No Fourth Wall: One of the mercenaries for hire will only hire you if you meet his requirements. Said requirements are based on how many hours you've spent playing the game (he's got 100 hours). Another mercenary knows she's Lv.99, and mentions it. The requirement for hiring her is playing on Very Hard mode... which is not so coincidentally her favourite mode. Oh, and see But Thou Must above. Also, your character knows about the World Map. Sherlotta is confused when you mention it while talking to her.
One-Winged Angel: The final boss's second form is one. Said second form can take it a half step further by summoning a crystal body and temporarily inhabiting it, but this body can be destroyed, sending him back to his previous form and stunning him slightly.
Palette Swap: All the sprites (but the Clavat/Yuke girl) are from the previous game.
Unless you're playing as a Yuke, if you talk to Archimedon, he'll change your character's hair color. You can also do this with the other characters you've created to join in your adventure.
Nearly all of the monsters have at least one palette-swapped version. As does a(n admittedly small) number of armour.
Power Crystal: The ancient civilization was completely run by crystals, causing its collapse when they vanished.
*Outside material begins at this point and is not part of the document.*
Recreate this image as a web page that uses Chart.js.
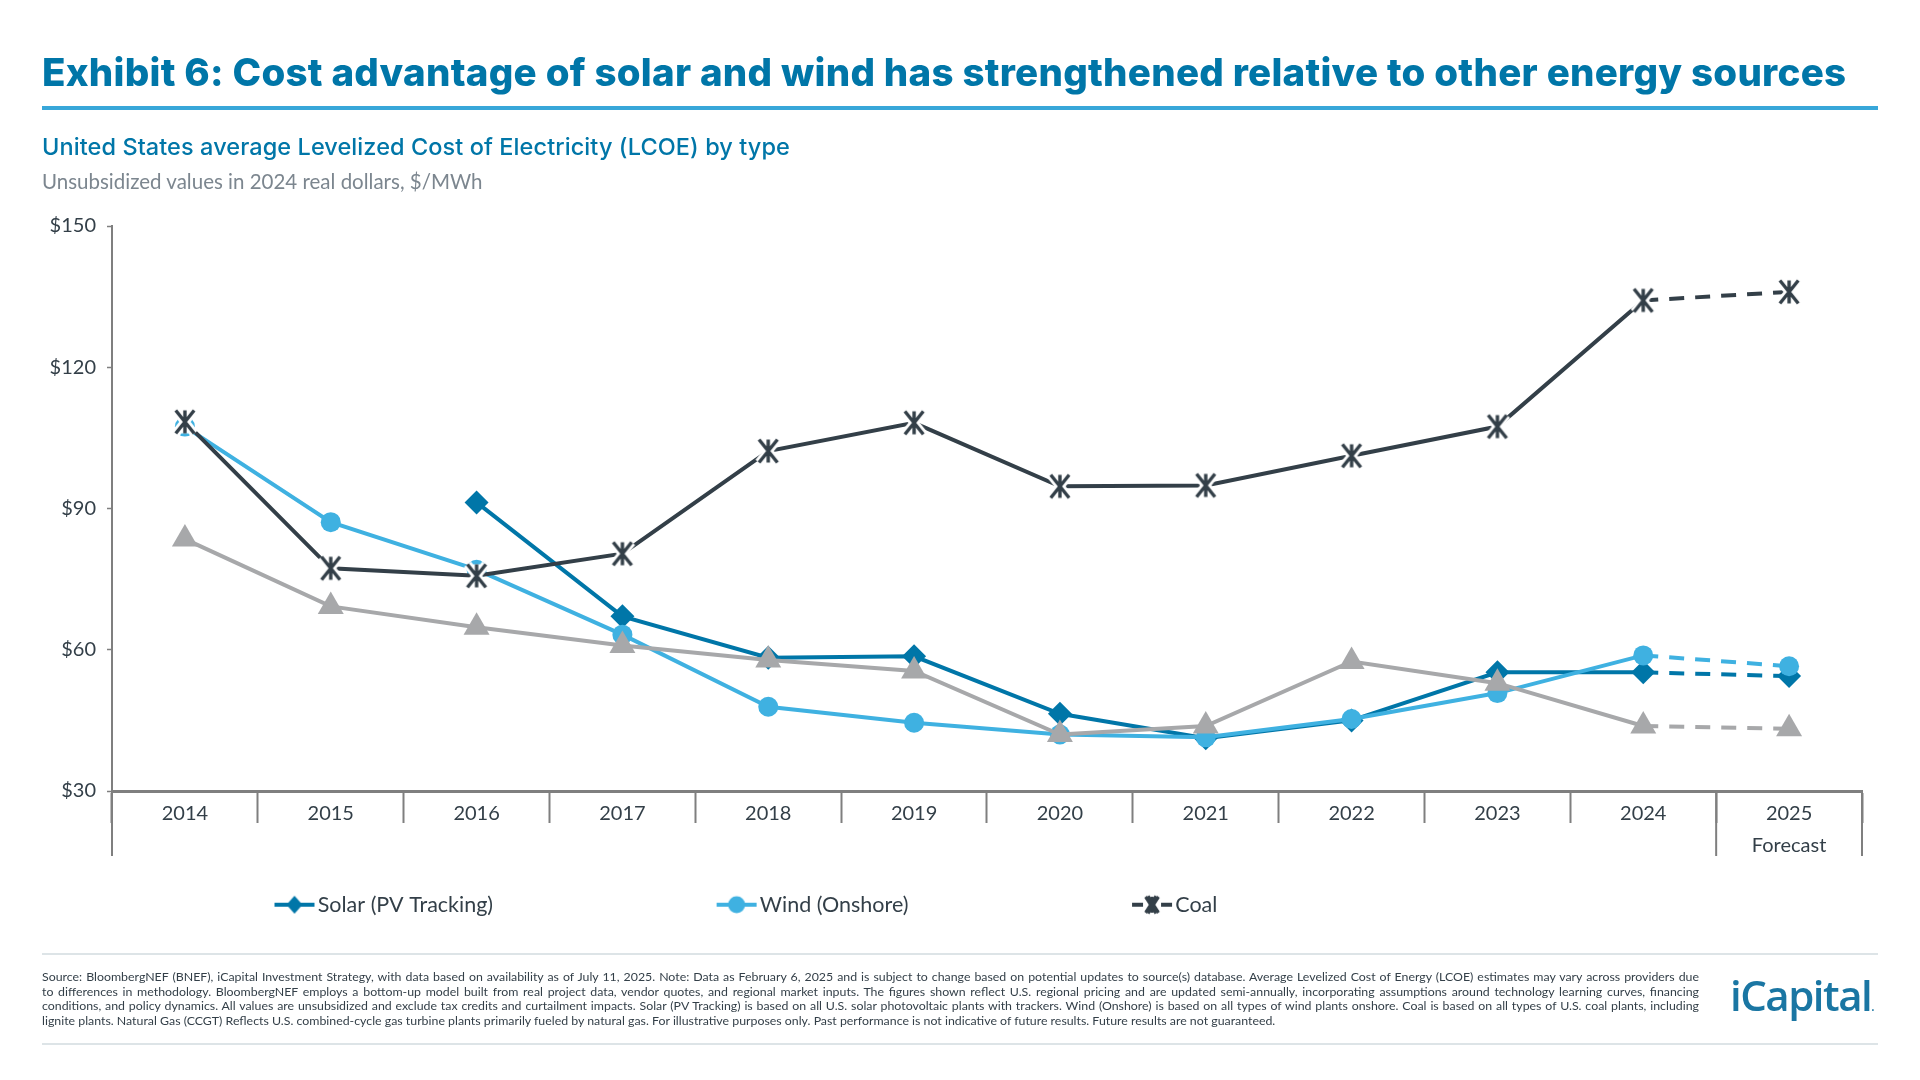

The Crystal Core is a form of Anti-Magic against these crystals because Sherlotta created it to thwart Larkeicus.
Stable Time Loop: The crystal cataclysm. The crystals vanished due to a shockwave that came from 2,000 years in the future, which was caused by Larkeicus, 2,000 years in the future, trying to prevent the shockwave.
Timed Mission: Multiplayer mode allows you to take on side missions for more experience and money. All of these have time limits and span multiple levels. The goal is to finish each one as quickly as possible.
Unwitting Pawn: The hero, being a decent and honest individual, decides to repay Larkeicus for his help in Eryll's cure. The tasks that Larkeicus asks the Hero to perform lead to the villagers disappearing.